Draining and refilling removes CYA in proportion to the water you replace. To cut CYA roughly in half, you replace about half the water, assuming the fresh water has little CYA of its own. To drop it about a third, replace about a third. Use our CYA calculator to estimate the drain percentage for your target.

Why did my CYA get so high?

CYA usually climbs because of stabilized chlorine products. Trichlor tablets and dichlor shock both add cyanuric acid every time you use them, so steady use over a season pushes CYA up with no easy way back down. Switching to liquid chlorine or a salt cell, which add no stabilizer, stops the climb once CYA is where you want it.

What problems does high CYA cause?

High CYA forces you to carry a much higher free chlorine level to keep the water sanitized, because target FC is about 7.5 percent of CYA. If you do not raise chlorine to match, the active chlorine becomes too weak and algae takes over. Very high CYA can make it hard to hold enough chlorine at all, leading to persistent green water.

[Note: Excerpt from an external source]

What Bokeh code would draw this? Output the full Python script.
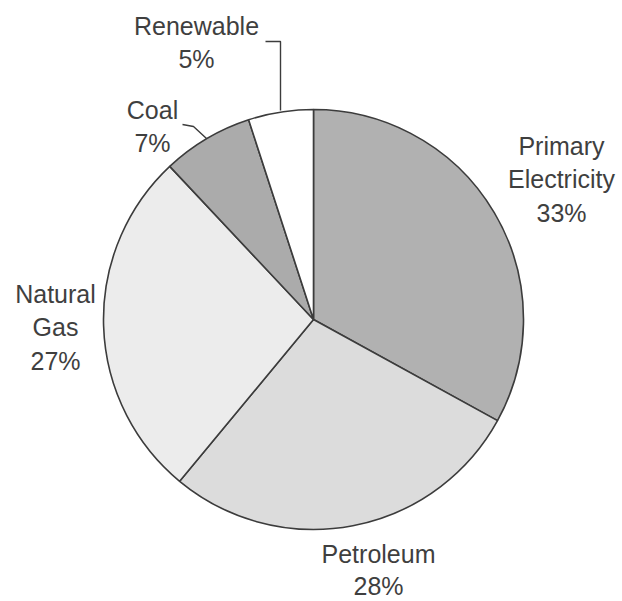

Can I just add more chlorine instead of lowering CYA?

Up to a point, yes. If CYA is moderately high, raising free chlorine to match the 7.5 percent target keeps the pool clear. But once CYA climbs very high, the required chlorine becomes impractical to maintain and expensive. At that stage dilution is the better fix, resetting CYA to a range where daily chlorine is manageable again.